The next step is to make more money. This is the greatest time in history to start a simple small business from your home. You could also plan for a new job and maybe even a new profession. Or you can make more money in your current job. Before you ask for a raise, spend the next 90 days and make yourself more valuable to your boss and to your team. Your pay is very much associated with how much value you really bring to the table for the employer.

Your boss and coworkers do not care that your cash flow is not good. They only care what you can do for them, so prove you can do more and should be paid accordingly. It has been said that most employees do just enough not to get fired, and most employers pay just enough so you won’t quit. Make a commitment to yourself that you will go the extra mile at work.
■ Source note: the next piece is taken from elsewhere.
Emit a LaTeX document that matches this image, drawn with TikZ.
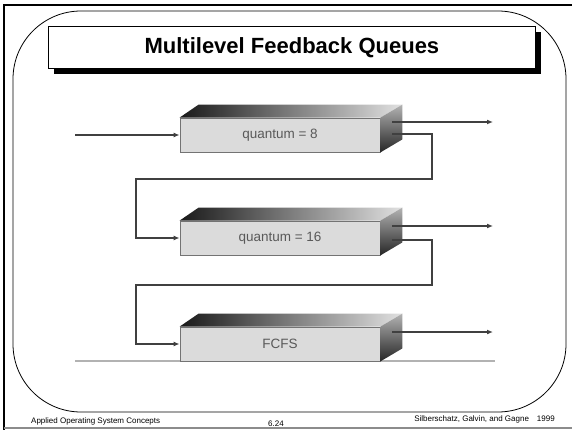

Start by checking your attitude and monitor self-talk at all points during the day. You hate your coworker? Find things you can like, focus on those points and build a bridge to your coworkers. If you do this for the next 30 days, you will change for the better — and your boss will notice. Follow through hard for another 60 days and really change people’s perception of you to an integral part of their operation. Track all the extras in your journal.

Now Is the Time to Ask for Your Raise

Set up a time to speak with your boss and come into the meeting and say how excited you are to be with the company and how much you like working on whatever you are doing. Now ask for your raise based on the last 90 days. Ask for more than you think you will get, but only you can know how much that figure is at your company. Many times you will walk out with that raise, and if you don’t, ask your boss if you could have another meeting in 60 days to review. During that 60 days, become more valuable and keep asking until you get your raise. If it does not happen, start a job search for another position with the company. This would also be a good time to start working on your own small business.

A strong positive cash flow is the first requirement for creating wealth and a fantastic future. So look hard at your expenses and your income and work at increasing your positive cash flow.